The key is being prepared to listen to what the market is telling you, even when it's not what you want to hear. With Clara.io, I spent over $1 million and two years building something that attracted 100,000 users but couldn't generate sustainable revenue. One phone call from Steelcase changed everything. Same core technology, different problem, completely different business model.
Sometimes what you think are your biggest constraints actually become your greatest advantages in the right market.
Lesson 2: Focus on Enterprise Customers
Early on with Threekit, we sold to anyone who would buy. But I learned that small businesses and startups are price-sensitive, have high churn rates, and offer limited expansion potential. Enterprise customers have higher budgets, accept longer-term commitments, and offer massive expansion opportunities.
Once we focused exclusively on large enterprises (200+ employees), a lot of the chaos in our business disappeared. We no longer fought to get bills paid, our churn dropped dramatically, and our customer service team could focus on a manageable number of high-value relationships.

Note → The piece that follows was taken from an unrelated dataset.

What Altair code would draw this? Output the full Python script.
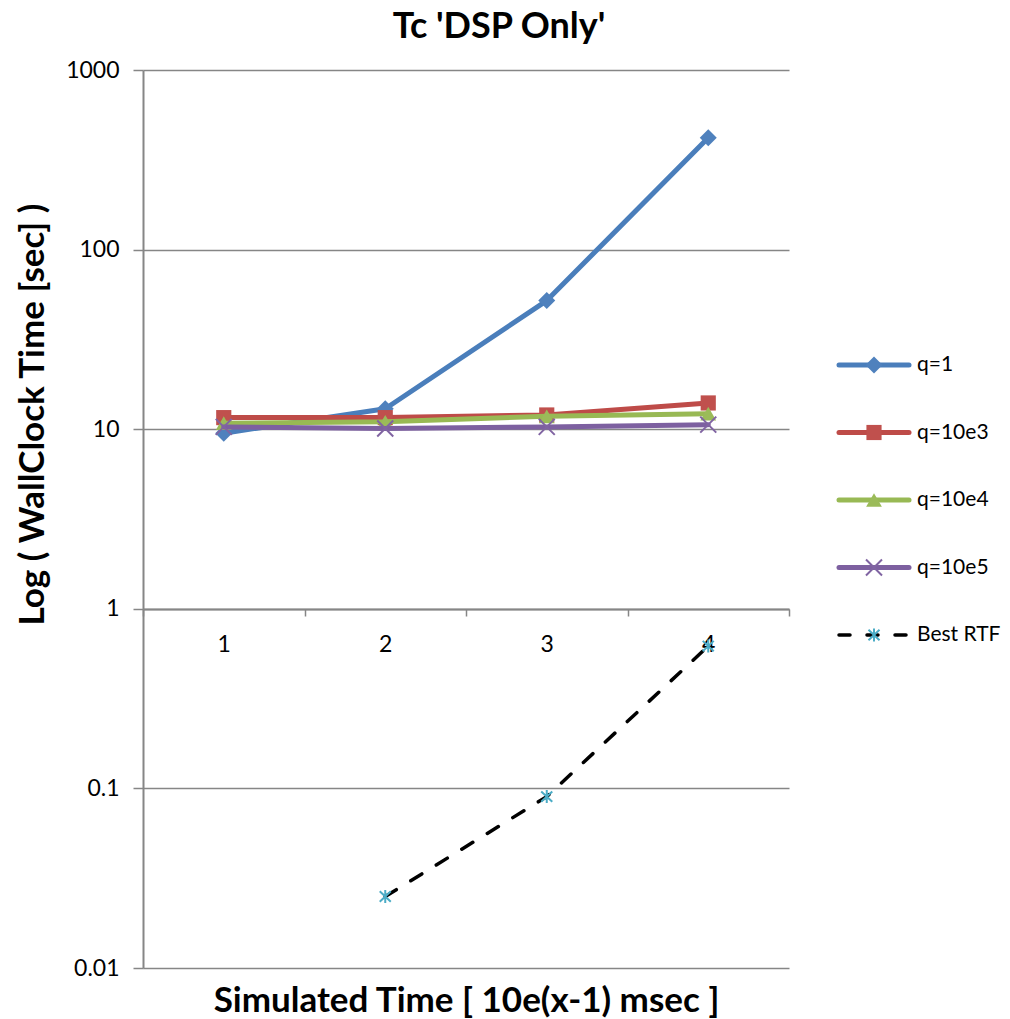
import altair as alt
import pandas as pd

# ---------------- data ----------------
x_cats = ["1", "2", "3", "4"]
series_names = ["q=1", "q=10e3", "q=10e4", "q=10e5", "Best RTF"]
q1 = [9.5, 13.0, 52.0, 420.0]
q10e3 = [11.6, 11.6, 12.0, 14.0]
q10e4 = [10.8, 11.0, 11.8, 12.2]
q10e5 = [10.3, 10.1, 10.3, 10.6]
rtf_x = ["2", "3", "4"]
rtf = [0.025, 0.09, 0.62]
y_ticks = [0.01, 0.1, 1, 10, 100, 1000]

rows = []
for name, vals in zip(series_names[:4], [q1, q10e3, q10e4, q10e5]):
    for xc, v in zip(x_cats, vals):
        rows.append({"series": name, "x": xc, "value": v})
for xc, v in zip(rtf_x, rtf):
    rows.append({"series": "Best RTF", "x": xc, "value": v})
df = pd.DataFrame(rows)
legend_df = pd.DataFrame({"series": series_names})

# ---------------- styles ----------------
FONT = "Lato"
GRAY = "#868686"
line_colors = ["#4A7EBB", "#BE4B48", "#98B954", "#7D60A0", "#000000"]
marker_colors = ["#4F81BD", "#C0504D", "#9BBB59", "#8064A2", "#4BACC6"]
X_PATH = "M-1,-1L1,1M-1,1L1,-1"
STAR_PATH = "M0,-1L0,1M-0.85,-0.8L0.85,0.8M-0.85,0.8L0.85,-0.8"
markers = [
    dict(shape="diamond", filled=True, size=289),
    dict(shape="square", filled=True, size=230),
    dict(shape="triangle-up", filled=True, size=250),
    dict(shape=X_PATH, filled=False, size=256, strokeWidth=2),
    dict(shape=STAR_PATH, filled=False, size=169, strokeWidth=2),
]

W, H = 646, 898

x_enc = alt.X(
    "x:N",
    scale=alt.Scale(type="band", domain=x_cats, paddingInner=0, paddingOuter=0),
    axis=alt.Axis(
        offset=-359,
        tickBand="extent",
        tickSize=7,
        tickColor=GRAY,
        tickWidth=1.5,
        domainColor=GRAY,
        domainWidth=2,
        labelAngle=0,
        labelFontSize=23,
        labelFont=FONT,
        labelColor="#000000",
        labelPadding=17,
        grid=False,
        title="Simulated Time [ 10e(x-1) msec ]",
        titleFont=FONT,
        titleFontSize=35,
        titleFontWeight="bold",
        titleColor="#000000",
        titleX=W / 2,
        titleY=391,
        titleAlign="center",
        titleBaseline="middle",
    ),
)
y_enc = alt.Y(
    "value:Q",
    scale=alt.Scale(type="log", domain=[0.01, 1000], nice=False),
    axis=alt.Axis(
        values=y_ticks,
        format="~g",
        tickSize=10,
        tickColor=GRAY,
        tickWidth=1.5,
        domainColor=GRAY,
        domainWidth=2,
        gridColor=GRAY,
        gridWidth=1.5,
        labelFontSize=23,
        labelFont=FONT,
        labelColor="#000000",
        labelPadding=14,
        title="Log ( WallClock Time [sec] )",
        titleFont=FONT,
        titleFontSize=35,
        titleFontWeight="bold",
        titleColor="#000000",
        titleAngle=270,
        titleX=-111,
        titleY=344,
        titleAlign="center",
        titleBaseline="middle",
    ),
)

base = alt.Chart(df)
main_layers = []
for i, name in enumerate(series_names):
    sub = base.transform_filter(alt.datum.series == name)
    if name == "Best RTF":
        line = sub.mark_line(color=line_colors[i], strokeWidth=3.5,
                             strokeDash=[13, 17], strokeCap="round")
    else:
        line = sub.mark_line(color=line_colors[i], strokeWidth=5,
                             strokeCap="round", strokeJoin="round")
    main_layers.append(line.encode(x=x_enc, y=y_enc))
    main_layers.append(
        sub.mark_point(color=marker_colors[i], opacity=1, **markers[i]).encode(x=x_enc, y=y_enc)
    )
main = alt.layer(*main_layers)

# ---------------- legend ----------------
leg_y = alt.Y(
    "series:N",
    scale=alt.Scale(type="point", domain=series_names, range=[295, 565], padding=0),
    axis=None,
)
lbase = alt.Chart(legend_df)
legend_layers = []
for i, name in enumerate(series_names):
    sub = lbase.transform_filter(alt.datum.series == name)
    if name == "Best RTF":
        rule = sub.mark_rule(color=line_colors[i], strokeWidth=3.5,
                             strokeDash=[11, 17], strokeCap="round")
    else:
        rule = sub.mark_rule(color=line_colors[i], strokeWidth=5, strokeCap="round")
    legend_layers.append(rule.encode(x=alt.value(696), x2=alt.value(766), y=leg_y))
    legend_layers.append(
        sub.mark_point(color=marker_colors[i], opacity=1, **markers[i]).encode(
            x=alt.value(731), y=leg_y)
    )
    legend_layers.append(
        sub.mark_text(align="left", baseline="middle", font=FONT, fontSize=21,
                      color="#000000").encode(x=alt.value(774), y=leg_y, text="series:N")
    )
legend = alt.layer(*legend_layers)

chart = (
    alt.layer(main, legend)
    .resolve_scale(y="independent")
    .properties(
        width=W,
        height=H,
        padding={"left": 143, "top": 70, "right": 221, "bottom": 51},
        autosize=alt.AutoSizeParams(type="none"),
        title=alt.TitleParams(
            "Tc 'DSP Only'",
            font=FONT,
            fontSize=36,
            fontWeight="bold",
            color="#000000",
            anchor="middle",
            dx=33,
            offset=13,
        ),
        background="#ffffff",
    )
    .configure_view(stroke=None)
)

chart.save("out.html", embed_options={"renderer": "svg", "actions": False})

With enterprises, that initial $100,000 project is just the beginning. Once you've proven yourself, expansion becomes much easier because finance and legal already know you, you've built credibility through successful delivery, and you understand their internal politics. Customer Success Managers who focus on growing these relationships often drive the majority of revenue growth.
Lesson 3: Enterprise Customers Buy the Complete Package
Your product is only part of what enterprise customers are buying. They're actually purchasing three things: the product itself, the integration of that product into their existing workflows and infrastructure, and the long-term professional relationship with your team.
Complex software is useless unless it's properly integrated, and complex projects inevitably have hiccups that require strong relationships to resolve. This is why experienced enterprise customers often prefer working with boring but professional vendors over cutting-edge but unproven ones. They know there will be fires to put out and miscommunications to resolve.
They're not just buying your technology—they're buying your ability to be a reliable partner through a complex, multi-year relationship.
The Bigger Picture
Looking back, I'm incredibly proud that software I created as my first job out of university has helped create some of the most visually spectacular films of the past two decades, and now helps major brands sell billions of dollars worth of products online. It's proof that with the right problem, the right solution, and the willingness to pivot when you find better opportunities, you can build something that changes entire industries.
But the most important lesson is this: you don't need to start a traditional startup to have massive impact. Some of the best opportunities come from solving problems right where you are. My biggest successes—Deadline and Threekit—both started as solutions to immediate problems I was facing, not grand entrepreneurial visions.
The key is staying alert to those moments when a small problem reveals a much larger opportunity, and being brave enough to pursue it even when it takes you somewhere completely unexpected.